What this task involves -
From the entries below, reproduce exactly the lines from the one with "Recreate this image" through the one with "XAxis, YAxis, Legend", both included, without images.

Material for the task -

______

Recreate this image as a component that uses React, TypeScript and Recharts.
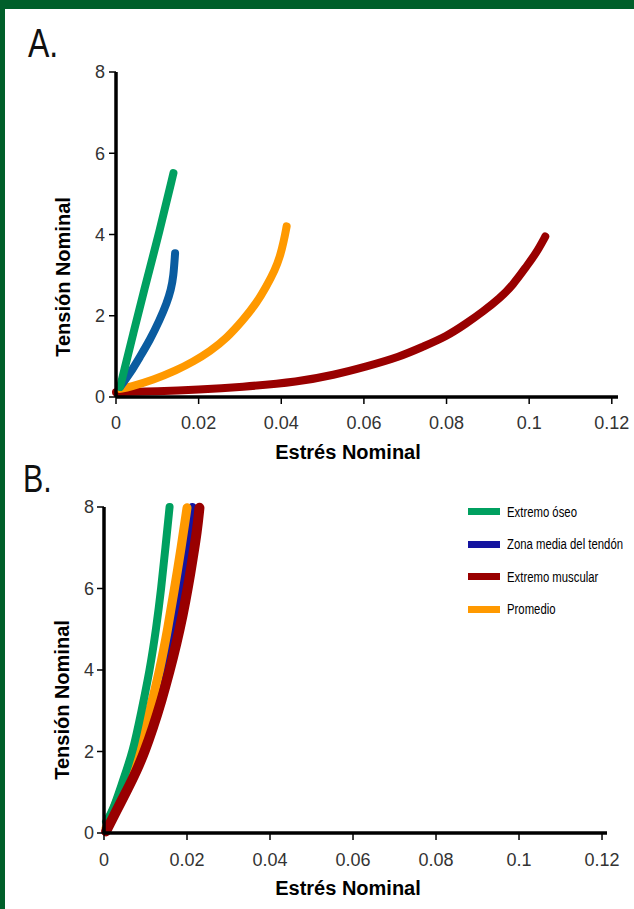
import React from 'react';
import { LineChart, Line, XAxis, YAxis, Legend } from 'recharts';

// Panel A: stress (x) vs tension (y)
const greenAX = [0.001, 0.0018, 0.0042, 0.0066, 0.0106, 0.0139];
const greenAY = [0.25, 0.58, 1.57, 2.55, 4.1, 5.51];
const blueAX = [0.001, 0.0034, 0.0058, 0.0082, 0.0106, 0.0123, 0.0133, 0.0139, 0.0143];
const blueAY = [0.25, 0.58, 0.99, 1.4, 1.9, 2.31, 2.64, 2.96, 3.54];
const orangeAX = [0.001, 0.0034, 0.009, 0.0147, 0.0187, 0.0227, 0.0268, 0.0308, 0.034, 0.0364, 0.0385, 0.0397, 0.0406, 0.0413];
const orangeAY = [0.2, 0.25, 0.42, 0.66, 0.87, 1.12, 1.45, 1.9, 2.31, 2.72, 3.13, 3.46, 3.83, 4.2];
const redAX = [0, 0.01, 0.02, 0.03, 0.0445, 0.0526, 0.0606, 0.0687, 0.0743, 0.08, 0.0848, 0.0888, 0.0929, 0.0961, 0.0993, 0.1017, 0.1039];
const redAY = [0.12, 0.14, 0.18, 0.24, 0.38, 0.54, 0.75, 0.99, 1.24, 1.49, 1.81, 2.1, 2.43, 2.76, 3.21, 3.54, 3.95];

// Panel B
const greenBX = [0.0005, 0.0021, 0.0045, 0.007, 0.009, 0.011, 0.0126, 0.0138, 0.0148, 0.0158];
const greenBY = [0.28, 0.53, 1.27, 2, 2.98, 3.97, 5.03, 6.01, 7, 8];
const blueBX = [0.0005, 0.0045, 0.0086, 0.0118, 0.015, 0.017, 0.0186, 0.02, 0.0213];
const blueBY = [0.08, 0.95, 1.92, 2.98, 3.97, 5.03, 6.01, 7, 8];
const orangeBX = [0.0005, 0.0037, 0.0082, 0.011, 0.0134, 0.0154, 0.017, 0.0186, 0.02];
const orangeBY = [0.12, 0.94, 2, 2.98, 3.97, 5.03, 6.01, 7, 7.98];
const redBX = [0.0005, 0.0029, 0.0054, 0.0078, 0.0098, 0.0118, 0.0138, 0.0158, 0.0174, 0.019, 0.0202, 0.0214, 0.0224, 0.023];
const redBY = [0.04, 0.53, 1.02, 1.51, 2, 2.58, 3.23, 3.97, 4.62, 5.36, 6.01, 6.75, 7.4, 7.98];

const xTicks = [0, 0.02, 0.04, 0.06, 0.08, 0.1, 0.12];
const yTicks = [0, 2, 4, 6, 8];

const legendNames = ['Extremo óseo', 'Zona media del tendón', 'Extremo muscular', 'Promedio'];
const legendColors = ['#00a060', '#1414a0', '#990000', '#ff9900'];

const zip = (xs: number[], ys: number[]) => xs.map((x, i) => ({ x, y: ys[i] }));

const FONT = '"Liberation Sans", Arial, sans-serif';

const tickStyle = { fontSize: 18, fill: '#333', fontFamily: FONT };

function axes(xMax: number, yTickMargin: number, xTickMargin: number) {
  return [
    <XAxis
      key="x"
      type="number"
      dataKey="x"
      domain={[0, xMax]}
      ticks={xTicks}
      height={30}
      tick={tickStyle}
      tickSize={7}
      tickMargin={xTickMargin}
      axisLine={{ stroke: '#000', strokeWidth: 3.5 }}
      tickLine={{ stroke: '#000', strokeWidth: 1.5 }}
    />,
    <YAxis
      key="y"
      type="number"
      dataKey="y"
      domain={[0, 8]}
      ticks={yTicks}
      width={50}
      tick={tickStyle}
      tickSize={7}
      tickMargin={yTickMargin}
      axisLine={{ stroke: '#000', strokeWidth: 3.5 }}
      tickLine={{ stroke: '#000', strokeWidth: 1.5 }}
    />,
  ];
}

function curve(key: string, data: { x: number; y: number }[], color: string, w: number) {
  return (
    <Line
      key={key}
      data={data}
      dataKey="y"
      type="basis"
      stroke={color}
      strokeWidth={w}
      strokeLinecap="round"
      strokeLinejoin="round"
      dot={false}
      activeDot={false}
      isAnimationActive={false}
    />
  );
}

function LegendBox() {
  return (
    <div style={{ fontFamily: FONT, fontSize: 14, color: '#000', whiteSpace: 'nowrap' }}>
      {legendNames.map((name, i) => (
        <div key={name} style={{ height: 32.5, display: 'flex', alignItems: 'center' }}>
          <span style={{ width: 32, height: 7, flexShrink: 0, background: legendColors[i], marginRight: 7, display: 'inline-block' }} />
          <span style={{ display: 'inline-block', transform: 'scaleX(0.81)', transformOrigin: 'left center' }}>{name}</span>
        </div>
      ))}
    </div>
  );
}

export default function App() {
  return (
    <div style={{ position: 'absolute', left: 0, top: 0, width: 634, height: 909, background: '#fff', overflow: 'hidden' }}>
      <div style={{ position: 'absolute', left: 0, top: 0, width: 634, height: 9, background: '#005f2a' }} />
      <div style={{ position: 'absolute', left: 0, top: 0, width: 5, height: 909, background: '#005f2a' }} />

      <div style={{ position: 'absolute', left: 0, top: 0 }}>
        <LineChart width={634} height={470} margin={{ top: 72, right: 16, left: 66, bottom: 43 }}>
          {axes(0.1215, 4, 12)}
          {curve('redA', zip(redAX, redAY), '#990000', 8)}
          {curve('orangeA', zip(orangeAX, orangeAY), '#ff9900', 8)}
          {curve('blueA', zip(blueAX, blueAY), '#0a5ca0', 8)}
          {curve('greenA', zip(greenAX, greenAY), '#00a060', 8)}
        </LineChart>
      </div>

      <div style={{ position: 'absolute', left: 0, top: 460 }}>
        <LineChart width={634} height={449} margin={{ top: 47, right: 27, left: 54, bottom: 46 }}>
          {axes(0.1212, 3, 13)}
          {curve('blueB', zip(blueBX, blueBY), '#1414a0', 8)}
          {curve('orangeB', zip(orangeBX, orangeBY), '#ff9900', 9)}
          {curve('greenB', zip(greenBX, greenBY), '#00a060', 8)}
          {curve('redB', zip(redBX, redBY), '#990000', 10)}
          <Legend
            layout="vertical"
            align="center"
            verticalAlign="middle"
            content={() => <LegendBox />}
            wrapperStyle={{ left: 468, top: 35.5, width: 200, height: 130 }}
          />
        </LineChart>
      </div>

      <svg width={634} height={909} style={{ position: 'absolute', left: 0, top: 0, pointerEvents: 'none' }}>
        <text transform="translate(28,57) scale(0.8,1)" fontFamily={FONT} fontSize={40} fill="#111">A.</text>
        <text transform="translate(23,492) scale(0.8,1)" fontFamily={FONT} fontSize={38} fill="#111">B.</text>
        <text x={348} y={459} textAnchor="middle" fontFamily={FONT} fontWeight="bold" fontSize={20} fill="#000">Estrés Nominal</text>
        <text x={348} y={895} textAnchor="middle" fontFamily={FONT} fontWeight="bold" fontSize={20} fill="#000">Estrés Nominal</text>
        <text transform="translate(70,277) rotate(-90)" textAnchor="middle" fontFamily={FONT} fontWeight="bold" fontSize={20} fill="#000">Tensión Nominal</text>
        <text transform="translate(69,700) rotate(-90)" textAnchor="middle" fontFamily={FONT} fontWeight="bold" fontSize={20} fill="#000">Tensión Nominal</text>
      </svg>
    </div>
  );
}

______

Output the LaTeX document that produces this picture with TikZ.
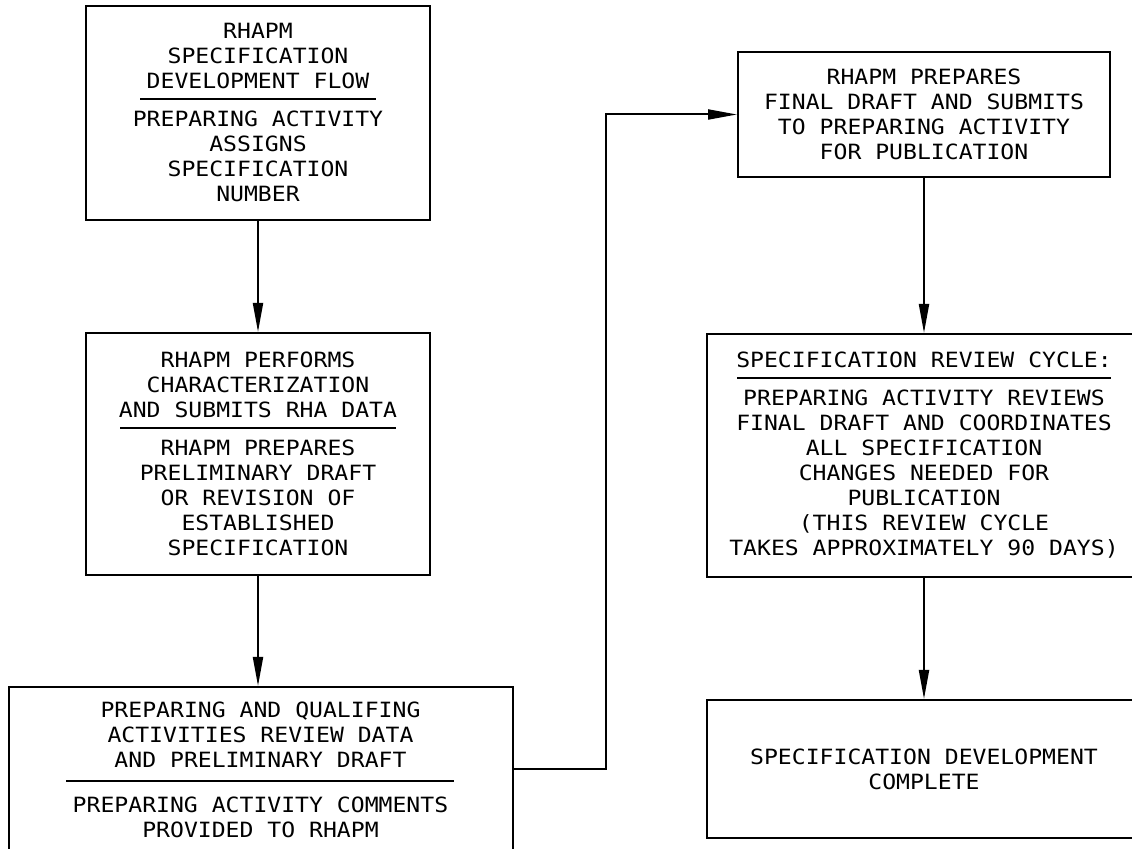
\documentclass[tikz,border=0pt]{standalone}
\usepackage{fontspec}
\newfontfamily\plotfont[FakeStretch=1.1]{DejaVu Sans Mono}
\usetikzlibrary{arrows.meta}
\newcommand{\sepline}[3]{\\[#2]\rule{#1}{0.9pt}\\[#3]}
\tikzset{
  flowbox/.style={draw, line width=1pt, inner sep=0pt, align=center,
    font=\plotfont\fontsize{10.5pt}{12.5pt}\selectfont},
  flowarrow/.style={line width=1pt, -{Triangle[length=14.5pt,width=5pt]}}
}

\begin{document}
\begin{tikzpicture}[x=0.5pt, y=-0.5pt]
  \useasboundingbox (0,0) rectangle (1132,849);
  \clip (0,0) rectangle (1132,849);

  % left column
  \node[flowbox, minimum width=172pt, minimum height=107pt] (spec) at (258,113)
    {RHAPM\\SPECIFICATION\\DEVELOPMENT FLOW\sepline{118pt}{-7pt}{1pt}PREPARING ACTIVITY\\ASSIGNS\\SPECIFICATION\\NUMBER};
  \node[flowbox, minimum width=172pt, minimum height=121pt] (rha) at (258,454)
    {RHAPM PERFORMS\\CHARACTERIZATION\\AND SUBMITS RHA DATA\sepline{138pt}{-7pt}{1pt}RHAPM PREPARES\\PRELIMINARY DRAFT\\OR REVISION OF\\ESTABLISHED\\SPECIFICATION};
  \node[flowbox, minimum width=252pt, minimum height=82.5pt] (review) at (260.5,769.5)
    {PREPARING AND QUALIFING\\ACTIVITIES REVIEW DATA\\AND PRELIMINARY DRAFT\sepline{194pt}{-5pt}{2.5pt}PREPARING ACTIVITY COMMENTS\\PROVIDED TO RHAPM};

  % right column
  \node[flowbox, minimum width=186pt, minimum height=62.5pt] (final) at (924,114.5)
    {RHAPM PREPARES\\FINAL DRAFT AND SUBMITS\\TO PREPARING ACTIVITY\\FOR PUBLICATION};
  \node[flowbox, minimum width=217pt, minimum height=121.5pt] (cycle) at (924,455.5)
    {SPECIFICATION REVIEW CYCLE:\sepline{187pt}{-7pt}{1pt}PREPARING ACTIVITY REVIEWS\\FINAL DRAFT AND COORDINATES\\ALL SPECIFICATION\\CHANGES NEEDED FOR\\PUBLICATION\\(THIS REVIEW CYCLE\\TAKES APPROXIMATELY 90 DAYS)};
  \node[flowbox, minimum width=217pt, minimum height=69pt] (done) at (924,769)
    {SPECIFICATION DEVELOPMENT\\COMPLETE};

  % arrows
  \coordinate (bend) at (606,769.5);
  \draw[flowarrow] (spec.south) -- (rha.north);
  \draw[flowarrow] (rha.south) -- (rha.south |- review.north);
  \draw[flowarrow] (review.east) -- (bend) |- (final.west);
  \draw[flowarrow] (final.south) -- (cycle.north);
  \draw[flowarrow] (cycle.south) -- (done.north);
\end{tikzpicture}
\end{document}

______

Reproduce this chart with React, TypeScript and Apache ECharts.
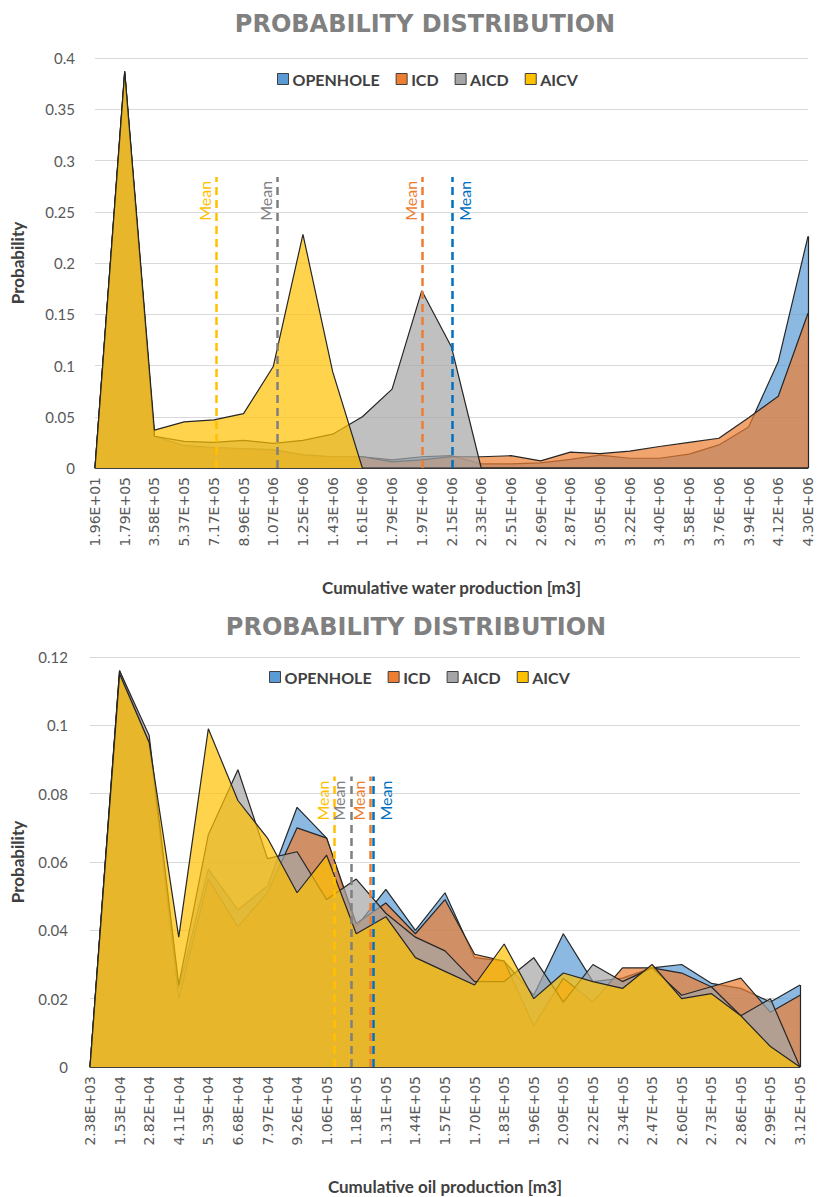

______

Written response -
Recreate this image as a component that uses React, TypeScript and Recharts.
import React from 'react';
import { LineChart, Line, XAxis, YAxis, Legend } from 'recharts';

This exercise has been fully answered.